Data shown ▸

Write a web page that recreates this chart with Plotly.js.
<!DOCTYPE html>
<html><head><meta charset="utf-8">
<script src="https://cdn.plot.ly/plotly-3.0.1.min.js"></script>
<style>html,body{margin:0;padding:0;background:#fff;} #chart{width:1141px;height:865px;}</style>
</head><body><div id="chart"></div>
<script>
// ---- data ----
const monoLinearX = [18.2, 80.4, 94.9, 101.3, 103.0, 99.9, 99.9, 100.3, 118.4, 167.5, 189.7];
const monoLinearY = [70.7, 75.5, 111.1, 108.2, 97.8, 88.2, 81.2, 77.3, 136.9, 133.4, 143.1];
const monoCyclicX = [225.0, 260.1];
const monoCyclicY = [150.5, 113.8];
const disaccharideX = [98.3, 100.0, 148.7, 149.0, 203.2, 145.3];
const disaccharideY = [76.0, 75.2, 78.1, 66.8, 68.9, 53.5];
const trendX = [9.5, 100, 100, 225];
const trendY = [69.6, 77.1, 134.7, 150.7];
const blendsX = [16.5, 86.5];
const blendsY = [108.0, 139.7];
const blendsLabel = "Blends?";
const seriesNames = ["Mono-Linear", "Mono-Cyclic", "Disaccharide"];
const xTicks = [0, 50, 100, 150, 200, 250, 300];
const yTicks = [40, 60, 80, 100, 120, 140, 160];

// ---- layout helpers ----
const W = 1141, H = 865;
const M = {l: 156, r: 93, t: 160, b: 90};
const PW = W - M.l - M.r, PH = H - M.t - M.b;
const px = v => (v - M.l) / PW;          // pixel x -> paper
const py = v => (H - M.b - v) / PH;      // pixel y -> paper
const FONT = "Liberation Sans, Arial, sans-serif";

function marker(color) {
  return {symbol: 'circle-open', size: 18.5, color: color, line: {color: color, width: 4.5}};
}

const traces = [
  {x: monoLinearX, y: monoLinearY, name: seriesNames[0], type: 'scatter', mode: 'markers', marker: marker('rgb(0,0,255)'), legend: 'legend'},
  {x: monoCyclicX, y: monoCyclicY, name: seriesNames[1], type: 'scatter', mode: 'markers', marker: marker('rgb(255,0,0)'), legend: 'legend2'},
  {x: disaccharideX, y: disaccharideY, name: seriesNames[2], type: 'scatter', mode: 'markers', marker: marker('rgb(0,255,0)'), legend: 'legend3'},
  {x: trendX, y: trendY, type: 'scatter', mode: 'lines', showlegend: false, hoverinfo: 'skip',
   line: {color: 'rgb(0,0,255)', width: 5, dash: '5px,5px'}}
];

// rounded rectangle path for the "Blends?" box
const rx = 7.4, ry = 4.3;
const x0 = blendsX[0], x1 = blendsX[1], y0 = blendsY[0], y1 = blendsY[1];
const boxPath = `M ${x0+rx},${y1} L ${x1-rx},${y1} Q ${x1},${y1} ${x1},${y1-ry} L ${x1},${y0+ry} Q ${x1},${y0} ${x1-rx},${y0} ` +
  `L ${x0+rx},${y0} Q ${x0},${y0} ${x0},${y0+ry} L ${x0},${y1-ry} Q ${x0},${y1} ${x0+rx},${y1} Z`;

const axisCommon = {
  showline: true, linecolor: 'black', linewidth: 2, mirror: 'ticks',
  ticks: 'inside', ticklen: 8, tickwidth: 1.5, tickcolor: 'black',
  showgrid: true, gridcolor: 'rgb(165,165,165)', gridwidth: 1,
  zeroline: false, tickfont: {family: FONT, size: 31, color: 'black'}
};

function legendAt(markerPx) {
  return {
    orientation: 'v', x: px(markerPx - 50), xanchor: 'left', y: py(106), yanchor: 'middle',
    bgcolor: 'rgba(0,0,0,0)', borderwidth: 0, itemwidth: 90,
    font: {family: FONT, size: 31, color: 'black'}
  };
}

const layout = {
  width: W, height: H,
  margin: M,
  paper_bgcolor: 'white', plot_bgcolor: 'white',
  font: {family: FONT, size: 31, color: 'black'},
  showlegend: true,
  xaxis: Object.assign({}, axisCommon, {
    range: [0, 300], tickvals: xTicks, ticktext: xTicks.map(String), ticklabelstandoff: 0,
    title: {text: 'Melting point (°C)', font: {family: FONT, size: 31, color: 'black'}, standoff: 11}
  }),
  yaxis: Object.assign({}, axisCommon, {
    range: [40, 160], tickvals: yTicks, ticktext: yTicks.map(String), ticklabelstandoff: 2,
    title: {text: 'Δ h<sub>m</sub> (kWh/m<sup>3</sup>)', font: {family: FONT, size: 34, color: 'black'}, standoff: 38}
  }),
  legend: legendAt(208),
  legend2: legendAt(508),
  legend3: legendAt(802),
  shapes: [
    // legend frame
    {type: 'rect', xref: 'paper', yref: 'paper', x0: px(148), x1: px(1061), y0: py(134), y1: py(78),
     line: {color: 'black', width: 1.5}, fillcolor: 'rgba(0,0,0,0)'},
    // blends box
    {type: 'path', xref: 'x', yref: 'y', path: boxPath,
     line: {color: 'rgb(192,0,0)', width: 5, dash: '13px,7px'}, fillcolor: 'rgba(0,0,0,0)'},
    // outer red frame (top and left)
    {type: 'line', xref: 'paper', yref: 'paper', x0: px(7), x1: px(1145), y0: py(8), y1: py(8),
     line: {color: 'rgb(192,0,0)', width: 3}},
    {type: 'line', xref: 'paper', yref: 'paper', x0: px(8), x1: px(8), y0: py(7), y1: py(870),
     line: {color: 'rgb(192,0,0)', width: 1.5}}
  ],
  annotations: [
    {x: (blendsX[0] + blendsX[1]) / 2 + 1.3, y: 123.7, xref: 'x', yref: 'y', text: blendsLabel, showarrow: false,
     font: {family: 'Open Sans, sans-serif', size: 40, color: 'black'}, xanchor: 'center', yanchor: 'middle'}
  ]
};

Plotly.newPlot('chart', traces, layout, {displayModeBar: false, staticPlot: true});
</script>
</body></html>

What this task involves ▸
Show the data once more, exactly as it was written.

Problem solution ▸
Write a web page that recreates this chart with Plotly.js.
<!DOCTYPE html>
<html><head><meta charset="utf-8">
<script src="https://cdn.plot.ly/plotly-3.0.1.min.js"></script>
<style>html,body{margin:0;padding:0;background:#fff;} #chart{width:1141px;height:865px;}</style>
</head><body><div id="chart"></div>
<script>
// ---- data ----
const monoLinearX = [18.2, 80.4, 94.9, 101.3, 103.0, 99.9, 99.9, 100.3, 118.4, 167.5, 189.7];
const monoLinearY = [70.7, 75.5, 111.1, 108.2, 97.8, 88.2, 81.2, 77.3, 136.9, 133.4, 143.1];
const monoCyclicX = [225.0, 260.1];
const monoCyclicY = [150.5, 113.8];
const disaccharideX = [98.3, 100.0, 148.7, 149.0, 203.2, 145.3];
const disaccharideY = [76.0, 75.2, 78.1, 66.8, 68.9, 53.5];
const trendX = [9.5, 100, 100, 225];
const trendY = [69.6, 77.1, 134.7, 150.7];
const blendsX = [16.5, 86.5];
const blendsY = [108.0, 139.7];
const blendsLabel = "Blends?";
const seriesNames = ["Mono-Linear", "Mono-Cyclic", "Disaccharide"];
const xTicks = [0, 50, 100, 150, 200, 250, 300];
const yTicks = [40, 60, 80, 100, 120, 140, 160];

// ---- layout helpers ----
const W = 1141, H = 865;
const M = {l: 156, r: 93, t: 160, b: 90};
const PW = W - M.l - M.r, PH = H - M.t - M.b;
const px = v => (v - M.l) / PW;          // pixel x -> paper
const py = v => (H - M.b - v) / PH;      // pixel y -> paper
const FONT = "Liberation Sans, Arial, sans-serif";

function marker(color) {
  return {symbol: 'circle-open', size: 18.5, color: color, line: {color: color, width: 4.5}};
}

const traces = [
  {x: monoLinearX, y: monoLinearY, name: seriesNames[0], type: 'scatter', mode: 'markers', marker: marker('rgb(0,0,255)'), legend: 'legend'},
  {x: monoCyclicX, y: monoCyclicY, name: seriesNames[1], type: 'scatter', mode: 'markers', marker: marker('rgb(255,0,0)'), legend: 'legend2'},
  {x: disaccharideX, y: disaccharideY, name: seriesNames[2], type: 'scatter', mode: 'markers', marker: marker('rgb(0,255,0)'), legend: 'legend3'},
  {x: trendX, y: trendY, type: 'scatter', mode: 'lines', showlegend: false, hoverinfo: 'skip',
   line: {color: 'rgb(0,0,255)', width: 5, dash: '5px,5px'}}
];

// rounded rectangle path for the "Blends?" box
const rx = 7.4, ry = 4.3;
const x0 = blendsX[0], x1 = blendsX[1], y0 = blendsY[0], y1 = blendsY[1];
const boxPath = `M ${x0+rx},${y1} L ${x1-rx},${y1} Q ${x1},${y1} ${x1},${y1-ry} L ${x1},${y0+ry} Q ${x1},${y0} ${x1-rx},${y0} ` +
  `L ${x0+rx},${y0} Q ${x0},${y0} ${x0},${y0+ry} L ${x0},${y1-ry} Q ${x0},${y1} ${x0+rx},${y1} Z`;

const axisCommon = {
  showline: true, linecolor: 'black', linewidth: 2, mirror: 'ticks',
  ticks: 'inside', ticklen: 8, tickwidth: 1.5, tickcolor: 'black',
  showgrid: true, gridcolor: 'rgb(165,165,165)', gridwidth: 1,
  zeroline: false, tickfont: {family: FONT, size: 31, color: 'black'}
};

function legendAt(markerPx) {
  return {
    orientation: 'v', x: px(markerPx - 50), xanchor: 'left', y: py(106), yanchor: 'middle',
    bgcolor: 'rgba(0,0,0,0)', borderwidth: 0, itemwidth: 90,
    font: {family: FONT, size: 31, color: 'black'}
  };
}

const layout = {
  width: W, height: H,
  margin: M,
  paper_bgcolor: 'white', plot_bgcolor: 'white',
  font: {family: FONT, size: 31, color: 'black'},
  showlegend: true,
  xaxis: Object.assign({}, axisCommon, {
    range: [0, 300], tickvals: xTicks, ticktext: xTicks.map(String), ticklabelstandoff: 0,
    title: {text: 'Melting point (°C)', font: {family: FONT, size: 31, color: 'black'}, standoff: 11}
  }),
  yaxis: Object.assign({}, axisCommon, {
    range: [40, 160], tickvals: yTicks, ticktext: yTicks.map(String), ticklabelstandoff: 2,
    title: {text: 'Δ h<sub>m</sub> (kWh/m<sup>3</sup>)', font: {family: FONT, size: 34, color: 'black'}, standoff: 38}
  }),
  legend: legendAt(208),
  legend2: legendAt(508),
  legend3: legendAt(802),
  shapes: [
    // legend frame
    {type: 'rect', xref: 'paper', yref: 'paper', x0: px(148), x1: px(1061), y0: py(134), y1: py(78),
     line: {color: 'black', width: 1.5}, fillcolor: 'rgba(0,0,0,0)'},
    // blends box
    {type: 'path', xref: 'x', yref: 'y', path: boxPath,
     line: {color: 'rgb(192,0,0)', width: 5, dash: '13px,7px'}, fillcolor: 'rgba(0,0,0,0)'},
    // outer red frame (top and left)
    {type: 'line', xref: 'paper', yref: 'paper', x0: px(7), x1: px(1145), y0: py(8), y1: py(8),
     line: {color: 'rgb(192,0,0)', width: 3}},
    {type: 'line', xref: 'paper', yref: 'paper', x0: px(8), x1: px(8), y0: py(7), y1: py(870),
     line: {color: 'rgb(192,0,0)', width: 1.5}}
  ],
  annotations: [
    {x: (blendsX[0] + blendsX[1]) / 2 + 1.3, y: 123.7, xref: 'x', yref: 'y', text: blendsLabel, showarrow: false,
     font: {family: 'Open Sans, sans-serif', size: 40, color: 'black'}, xanchor: 'center', yanchor: 'middle'}
  ]
};

Plotly.newPlot('chart', traces, layout, {displayModeBar: false, staticPlot: true});
</script>
</body></html>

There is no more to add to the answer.